Я ничего не видела. Я не понимала, что происходит. На экране мелькнуло движение.
— Я её не вижу, — тяжело дыша, произнесла я. — Я её не вижу.
Я не услышала, что мне ответили. В моих ушах звенело. Внезапно, я оказалась на ногах, хоть я и не помнила, как вставала.
— Заложница в безопасности, — неожиданно произнесла журналистка. — Повторяю, Джон, мы слышим сообщения о том, что бомбу обезвредили и заложница в безопасности.
Я не расслабилась. Я не могла дышать. Я не могла поверить в её слова — а затем камера переместилась. Изображение приблизилось, и всего на миг я увидела её. Айви.

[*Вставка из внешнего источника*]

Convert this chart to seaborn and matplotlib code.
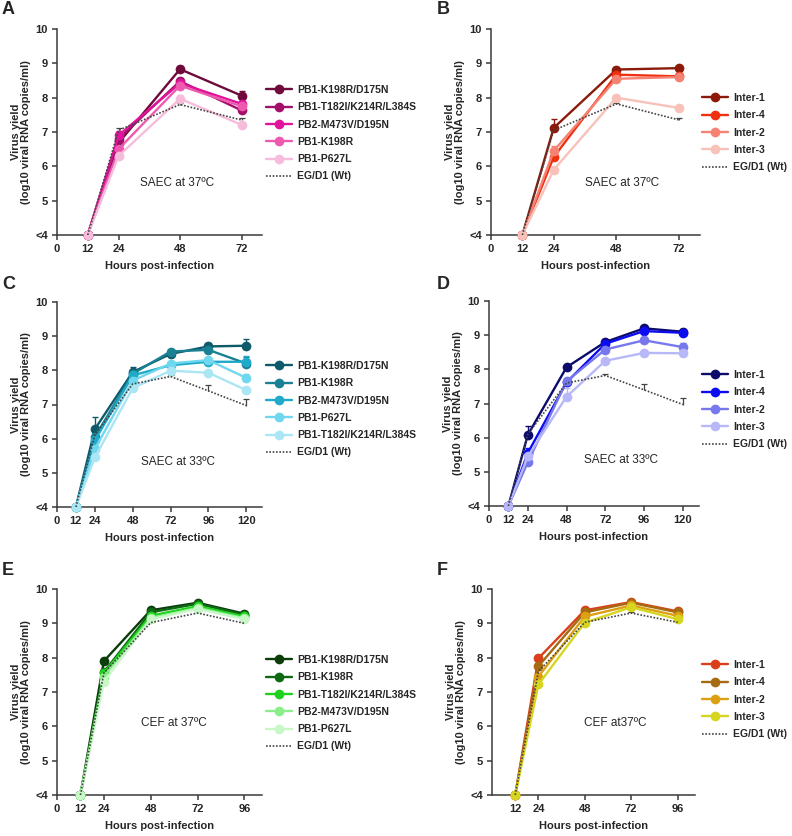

Изображение было нечетким. Мне удалось разглядеть лишь её волосы и некоторые черты её лица, но по её движениям я поняла — это была Айви.
Я опустилась на диван. Сделано, — вот, что гласило сообщение. Костас получил то, чего хотел. Он отпустил Айви. Не из-за президента, не из-за переговоров, не из-за ударной группы или ФБР.